One of the first to be forced out of business was the
Vossische Zeitung
. Founded in 1704 and numbering among its contributors in the past such names as Frederick the Great, Lessing and Rathenau, it had become the leading newspaper of Germany, comparable to the
Times
of London and the New York
Times
. But it was liberal and it was owned by the House of Ullstein, a Jewish firm. It went out of business on April 1, 1934, after 230 years of continuous publication. The
Berliner Tageblatt
, another world-renowned liberal newspaper, lingered on a little longer, until 1937, though its owner, Hans Lackmann-Mosses a Jew, was forced to surrender his interest in the newspaper in the spring of 1933. Germany’s third great liberal newspaper, the
Frankfurter Zeitung
, also continued to publish after divesting itself of its Jewish proprietor and editors.
Rudolf Kircher
, its London correspondent, an Anglophile and a liberal, became the editor and, like Karl Silex, editor of the conservative
Deutsche Allgemeine Zeitung
of Berlin, who had also been a London correspondent, a Rhodes scholar, a passionate admirer of the British and a liberal, served the Nazis well, often becoming, as Otto Dietrich, the Reich press chief, once said of the former “opposition papers,” “more papal than the Pope.” That the last three newspapers survived was due partly to the influence of the German Foreign Office, which wanted these internationally known journals as a kind of showpiece to impress the outside world. They gave a respectability to Nazi Germany and at the same time peddled its propaganda.

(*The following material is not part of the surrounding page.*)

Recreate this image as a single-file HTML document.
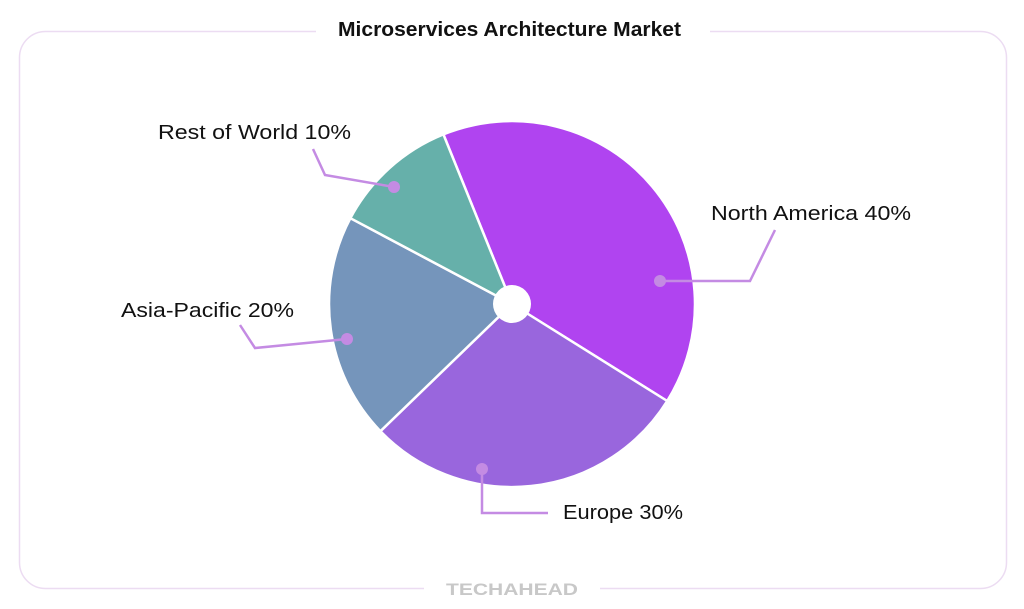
<!DOCTYPE html>
<html><head><meta charset="utf-8"><style>
html,body{margin:0;padding:0;background:#fff;}
svg{display:block;}
text{font-family:"Liberation Sans",sans-serif;}
</style></head><body>
<svg width="1024" height="609" viewBox="0 0 1024 609" xmlns="http://www.w3.org/2000/svg">
<rect x="19.5" y="31.5" width="987" height="557" rx="26" fill="none" stroke="#ecdcf2" stroke-width="1.5"/>
<rect x="316" y="20" width="394" height="24" fill="#fff"/>
<text x="338" y="36" textLength="343" lengthAdjust="spacingAndGlyphs" font-size="20" font-weight="bold" fill="#111">Microservices Architecture Market</text>
<rect x="424" y="578" width="176" height="22" fill="#fff"/>
<text x="446" y="595" textLength="132" lengthAdjust="spacingAndGlyphs" font-size="17" font-weight="bold" fill="#c8c8c8">TECHAHEAD</text>
<g stroke="#fff" stroke-width="2.5" stroke-linejoin="round">
<path d="M512,304 L443.4,134.4 A183,183 0 0 1 667.2,401 Z" fill="#b044f0"/>
<path d="M512,304 L667.2,401 A183,183 0 0 1 380.4,431.2 Z" fill="#9966dd"/>
<path d="M512,304 L380.4,431.2 A183,183 0 0 1 350.4,218.2 Z" fill="#7595bb"/>
<path d="M512,304 L350.4,218.2 A183,183 0 0 1 443.4,134.4 Z" fill="#66b0aa"/>
</g>
<circle cx="512" cy="304" r="19" fill="#fff"/>
<g stroke="#c48be3" stroke-width="2.5" fill="none">
<polyline points="660,281 750,281 775,230"/>
<polyline points="482,469 482,513 548,513"/>
<polyline points="347,339 255,348 240,325"/>
<polyline points="394,187 325,175 313,149"/>
</g>
<g fill="#c48be3">
<circle cx="660" cy="281" r="6"/><circle cx="482" cy="469" r="6"/>
<circle cx="347" cy="339" r="6"/><circle cx="394" cy="187" r="6"/>
</g>
<g font-size="20" fill="#111" lengthAdjust="spacingAndGlyphs">
<text x="711" y="220" textLength="200" lengthAdjust="spacingAndGlyphs">North America 40%</text>
<text x="563" y="519" textLength="120" lengthAdjust="spacingAndGlyphs">Europe 30%</text>
<text x="121" y="317" textLength="173" lengthAdjust="spacingAndGlyphs">Asia-Pacific 20%</text>
<text x="158" y="139" textLength="193" lengthAdjust="spacingAndGlyphs">Rest of World 10%</text>
</g>
</svg>
</body></html>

With all newspapers in Germany being told what to publish and how to write the news and editorials, it was inevitable that a deadly conformity would come over the nation’s press. Even a people so regimented and so given to accepting authority became bored by the daily newspapers.

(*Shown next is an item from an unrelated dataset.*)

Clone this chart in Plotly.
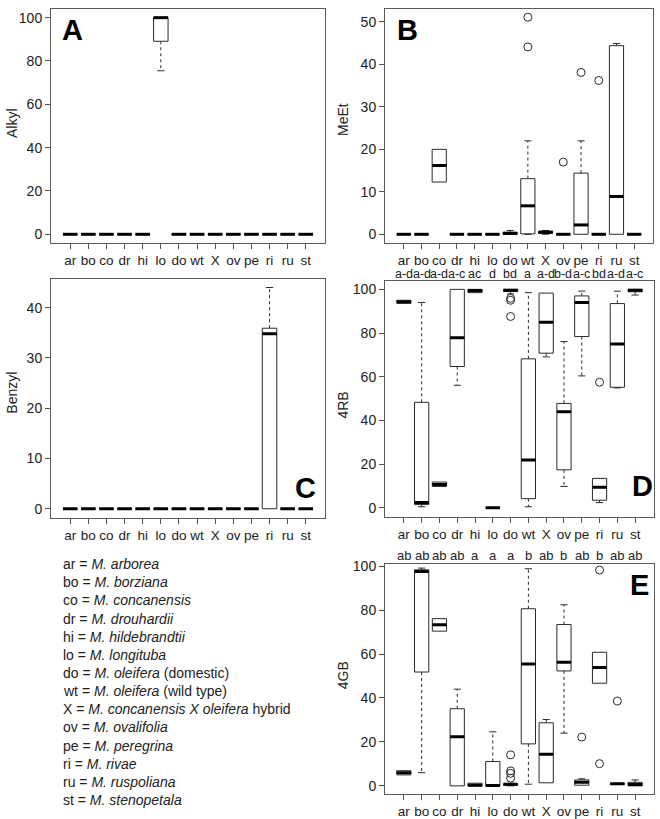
import plotly.graph_objects as go

codes = ["ar", "bo", "co", "dr", "hi", "lo", "do", "wt", "X", "ov", "pe", "ri", "ru", "st"]

# Panel A : Alkyl
alkyl_q1  = [0, 0, 0, 0, 0, 89.1, 0, 0, 0, 0, 0, 0, 0, 0]
alkyl_med = [0, 0, 0, 0, 0, 100, 0, 0, 0, 0, 0, 0, 0, 0]
alkyl_q3  = [0, 0, 0, 0, 0, 100, 0, 0, 0, 0, 0, 0, 0, 0]
alkyl_lo  = [0, 0, 0, 0, 0, 75.5, 0, 0, 0, 0, 0, 0, 0, 0]
alkyl_hi  = [0, 0, 0, 0, 0, 100, 0, 0, 0, 0, 0, 0, 0, 0]
alkyl_out = [[], [], [], [], [], [], [], [], [], [], [], [], [], []]

# Panel B : MeEt
meet_q1  = [0, 0, 12.3, 0, 0, 0, 0, 0.1, 0.2, 0, 0, 0, 0, 0]
meet_med = [0, 0, 16.2, 0, 0, 0, 0.2, 6.7, 0.5, 0, 2.2, 0, 8.9, 0]
meet_q3  = [0, 0, 20.0, 0, 0, 0, 0.5, 13.1, 0.7, 0, 14.4, 0, 44.4, 0]
meet_lo  = [0, 0, 12.3, 0, 0, 0, 0, 0, 0, 0, 0, 0, 0, 0]
meet_hi  = [0, 0, 20.0, 0, 0, 0, 0.9, 22.0, 0.9, 0, 22.0, 0, 44.9, 0]
meet_out = [[], [], [], [], [], [], [], [51.1, 44.1], [], [17.0], [38.1], [36.2], [], []]
meet_letters = ["a-d", "a-d", "a-d", "a-c", "ac", "d", "bd", "a", "a-d", "b-d", "a-c", "bd", "a-d", "a-c"]

# Panel C : Benzyl
benz_q1  = [0, 0, 0, 0, 0, 0, 0, 0, 0, 0, 0, 0, 0, 0]
benz_med = [0, 0, 0, 0, 0, 0, 0, 0, 0, 0, 0, 34.8, 0, 0]
benz_q3  = [0, 0, 0, 0, 0, 0, 0, 0, 0, 0, 0, 35.9, 0, 0]
benz_lo  = [0, 0, 0, 0, 0, 0, 0, 0, 0, 0, 0, 0, 0, 0]
benz_hi  = [0, 0, 0, 0, 0, 0, 0, 0, 0, 0, 0, 44.0, 0, 0]
benz_out = [[], [], [], [], [], [], [], [], [], [], [], [], [], []]

# Panel D : 4RB
rb_q1  = [93.6, 1.5, 9.8, 64.7, 98.5, 0, 99.0, 4.2, 70.8, 17.4, 78.4, 3.5, 55.2, 98.9]
rb_med = [94.3, 2.5, 10.7, 77.8, 99.5, 0, 99.6, 21.9, 84.9, 44.0, 94.0, 9.4, 75.0, 99.6]
rb_q3  = [95.0, 48.3, 11.8, 100, 100, 0, 100, 68.2, 98.3, 47.8, 97.0, 13.5, 93.5, 100]
rb_lo  = [93.6, 0.5, 9.8, 56.1, 98.5, 0, 97.9, 0.5, 69.1, 9.8, 60.4, 2.4, 54.9, 97.4]
rb_hi  = [95.0, 94.0, 11.8, 100, 100, 0, 100, 98.5, 98.3, 76.1, 99.2, 13.5, 99.2, 100]
rb_out = [[], [], [], [], [], [], [95.9, 95.0, 87.6], [], [], [], [], [57.5], [], []]

# Panel E : 4GB
gb_q1  = [5.0, 51.8, 70.4, 0, 0, 0, 0.3, 19.1, 1.4, 52.3, 0.3, 46.7, 0.6, 0]
gb_med = [6.0, 97.6, 73.3, 22.4, 0.3, 0.2, 0.75, 55.4, 14.4, 56.3, 1.65, 53.9, 0.9, 0.6]
gb_q3  = [6.9, 98.3, 76.1, 35.1, 1.2, 11.1, 1.0, 80.6, 28.7, 73.4, 2.7, 60.8, 1.1, 1.6]
gb_lo  = [5.0, 6.0, 70.4, 0, 0, 0, 0, 0.75, 1.4, 24.0, 0.3, 46.7, 0.6, 0]
gb_hi  = [6.9, 99.1, 76.1, 44.0, 1.2, 24.6, 1.2, 98.8, 30.2, 82.4, 3.2, 60.8, 1.1, 2.7]
gb_out = [[], [], [], [], [], [], [14.1, 6.8, 5.7, 3.5], [], [], [], [22.2], [98.2, 10.1], [38.6], []]
gb_letters = ["ab", "ab", "ab", "ab", "a", "a", "a", "b", "ab", "b", "ab", "b", "ab", "ab"]

legend_codes = ["ar", "bo", "co", "dr", "hi", "lo", "do", "wt", "X", "ov", "pe", "ri", "ru", "st"]
legend_names = ["M. arborea", "M. borziana", "M. concanensis", "M. drouhardii", "M. hildebrandtii",
                "M. longituba", "M. oleifera", "M. oleifera", "M. concanensis X oleifera",
                "M. ovalifolia", "M. peregrina", "M. rivae", "M. ruspoliana", "M. stenopetala"]
legend_suffix = ["", "", "", "", "", "", " (domestic)", " (wild type)", " hybrid", "", "", "", "", ""]

W, H = 660, 819
FONT = "Liberation Sans, Arial, Helvetica, sans-serif"
BOXC = "#2a2a2a"
FRAME = "#5a5a5a"
TXT = "#222222"

fig = go.Figure()


def px_x(p):
    return p / W


def px_y(p):
    return 1 - p / H


panels = [
    dict(ax="", q1=alkyl_q1, med=alkyl_med, q3=alkyl_q3, lo=alkyl_lo, hi=alkyl_hi, out=alkyl_out,
         yr=[-4, 104], dt=20, xd=(51, 325), yd=(3, 239), title="Alkyl", tx=12, ty=118,
         letter="A", lx=72, ly=24),
    dict(ax="2", q1=meet_q1, med=meet_med, q3=meet_q3, lo=meet_lo, hi=meet_hi, out=meet_out,
         yr=[-2.04, 53.04], dt=10, xd=(385, 653), yd=(3, 239), title="MeEt", tx=343, ty=115,
         letter="B", lx=407, ly=24),
    dict(ax="3", q1=benz_q1, med=benz_med, q3=benz_q3, lo=benz_lo, hi=benz_hi, out=benz_out,
         yr=[-1.76, 45.76], dt=10, xd=(51, 325), yd=(275, 516), title="Benzyl", tx=12, ty=390,
         letter="C", lx=305, ly=486),
    dict(ax="4", q1=rb_q1, med=rb_med, q3=rb_q3, lo=rb_lo, hi=rb_hi, out=rb_out,
         yr=[-4, 104], dt=20, xd=(385, 654), yd=(277, 515), title="4RB", tx=343, ty=403,
         letter="D", lx=642, ly=484),
    dict(ax="5", q1=gb_q1, med=gb_med, q3=gb_q3, lo=gb_lo, hi=gb_hi, out=gb_out,
         yr=[-3.8, 101.1], dt=20, xd=(385, 654), yd=(562.5, 795), title="4GB", tx=343, ty=675,
         letter="E", lx=639, ly=584),
]

annotations = []
for p in panels:
    xa = "x" + p["ax"]
    ya = "y" + p["ax"]
    bx, by, mx, my, wx, wy, sx, sy, ox, oy = [], [], [], [], [], [], [], [], [], []
    for i in range(len(codes)):
        c = i + 1
        q1, md, q3, lo, hi = p["q1"][i], p["med"][i], p["q3"][i], p["lo"][i], p["hi"][i]
        bx += [c - 0.4, c + 0.4, c + 0.4, c - 0.4, c - 0.4, None]
        by += [q1, q1, q3, q3, q1, None]
        mx += [c - 0.4, c + 0.4, None]
        my += [md, md, None]
        if hi > q3:
            wx += [c, c, None]
            wy += [q3, hi, None]
            sx += [c - 0.2, c + 0.2, None]
            sy += [hi, hi, None]
        if lo < q1:
            wx += [c, c, None]
            wy += [q1, lo, None]
            sx += [c - 0.2, c + 0.2, None]
            sy += [lo, lo, None]
        for o in p["out"][i]:
            ox.append(c)
            oy.append(o)
    common = dict(xaxis=xa, yaxis=ya, showlegend=False, hoverinfo="skip")
    fig.add_trace(go.Scatter(x=wx, y=wy, mode="lines", line=dict(color=BOXC, width=1, dash="3px,3px"), **common))
    fig.add_trace(go.Scatter(x=sx, y=sy, mode="lines", line=dict(color=BOXC, width=1), **common))
    fig.add_trace(go.Scatter(x=bx, y=by, mode="lines", line=dict(color=BOXC, width=1), **common))
    fig.add_trace(go.Scatter(x=mx, y=my, mode="lines", line=dict(color="black", width=3), **common))
    fig.add_trace(go.Scatter(x=ox, y=oy, mode="markers",
                             marker=dict(symbol="circle-open", size=8, color=BOXC, line=dict(width=1)), **common))

    xkey = "xaxis" + p["ax"]
    ykey = "yaxis" + p["ax"]
    fig.layout[xkey] = dict(
        domain=[px_x(p["xd"][0]), px_x(p["xd"][1])], anchor=ya,
        range=[-0.06, 15.06], tickmode="array", tickvals=list(range(1, 15)), ticktext=codes,
        showline=True, mirror=True, linecolor=FRAME, linewidth=1,
        ticks="outside", ticklen=5, tickcolor="#555", showgrid=False, zeroline=False,
        tickfont=dict(family=FONT, size=13.5, color=TXT), fixedrange=True)
    fig.layout[ykey] = dict(
        domain=[px_y(p["yd"][1]), px_y(p["yd"][0])], anchor=xa,
        range=p["yr"], dtick=p["dt"], tick0=0,
        showline=True, mirror=True, linecolor=FRAME, linewidth=1,
        ticks="outside", ticklen=5, tickcolor="#555", showgrid=False, zeroline=False,
        tickfont=dict(family=FONT, size=14, color=TXT), fixedrange=True)
    annotations.append(dict(text=p["title"], x=px_x(p["tx"]), y=px_y(p["ty"]), xref="paper", yref="paper",
                            textangle=-90, showarrow=False, font=dict(family=FONT, size=14, color=TXT),
                            xanchor="center", yanchor="middle"))
    annotations.append(dict(text="<b>" + p["letter"] + "</b>", x=px_x(p["lx"]), y=px_y(p["ly"]),
                            xref="paper", yref="paper", showarrow=False,
                            font=dict(family=FONT, size=29, color="black"),
                            xanchor="center", yanchor="middle"))

# significance letters
for i, t in enumerate(meet_letters):
    annotations.append(dict(text=t, x=i + 1, y=px_y(270), xref="x2", yref="paper", showarrow=False,
                            font=dict(family=FONT, size=12.5, color=TXT), xanchor="center", yanchor="middle"))
for i, t in enumerate(gb_letters):
    annotations.append(dict(text=t, x=i + 1, y=px_y(554), xref="x5", yref="paper", showarrow=False,
                            font=dict(family=FONT, size=13, color=TXT), xanchor="center", yanchor="middle"))

# species key
for k, (c, n, s) in enumerate(zip(legend_codes, legend_names, legend_suffix)):
    annotations.append(dict(text=c + " = <i>" + n + "</i>" + s, x=px_x(61), y=px_y(563 + k * 18.3),
                            xref="paper", yref="paper", showarrow=False,
                            font=dict(family=FONT, size=14, color=TXT), xanchor="left", yanchor="middle"))

fig.update_layout(width=W, height=H, margin=dict(l=0, r=0, t=0, b=0),
                  paper_bgcolor="white", plot_bgcolor="white", annotations=annotations,
                  showlegend=False)

fig.write_html("out.html", config={"displayModeBar": False},
               post_script="document.body.style.margin='0';document.body.style.padding='0';"
                           "document.body.style.overflow='hidden';")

Circulation declined even for the leading Nazi daily newspapers such as the morning
Voelkischer Beobachter
and the evening
Der Angriff
. And the total circulation of all journals fell off steeply as one paper after another went under or was taken over by Nazi publishers. In the first four years of the Third Reich the number of daily newspapers declined from 3,607 to 2,671.

But the country’s loss of a free and varied press was the party’s gain—at least financially. Max Amann, Hitler’s top sergeant during the First World War and head of the Eher Verlag, the party’s publishing firm, became the financial dictator of the German press. As Reich Leader for the Press and president of the Press Chamber, he had the legal right to suppress any publication he pleased and the consequent power to buy it up for a song. In a short time the Eher Verlag became a gigantic publishing empire, probably the largest and most lucrative in the world.
*
Despite the drop in sales of many Nazi publications, the daily newspapers owned or controlled by the party or individual Nazis had two thirds of the total daily circulation of twenty-five million by the time of the outbreak of the second war. In an affidavit made at Nuremberg, Amann described how he operated:

After the party came to power in 1933 … many of these concerns, such as the Ullstein House, which were owned or controlled by Jewish interests, or by political or religious interests hostile to the Nazi Party, found it expedient to sell their newspapers or assets to the Eher concern. There was no free market for the sale of such properties and the Eher Verlag was generally the only bidder. In this matter the Eher Verlag, together with publishing concerns owned or controlled by it, expanded into a monopoly of the newspaper publishing business in Germany … The party investment in these publishing enterprises became financially very successful. It is a true statement to say that the basic purpose of the Nazi press program was to eliminate all the press which was in opposition to the party.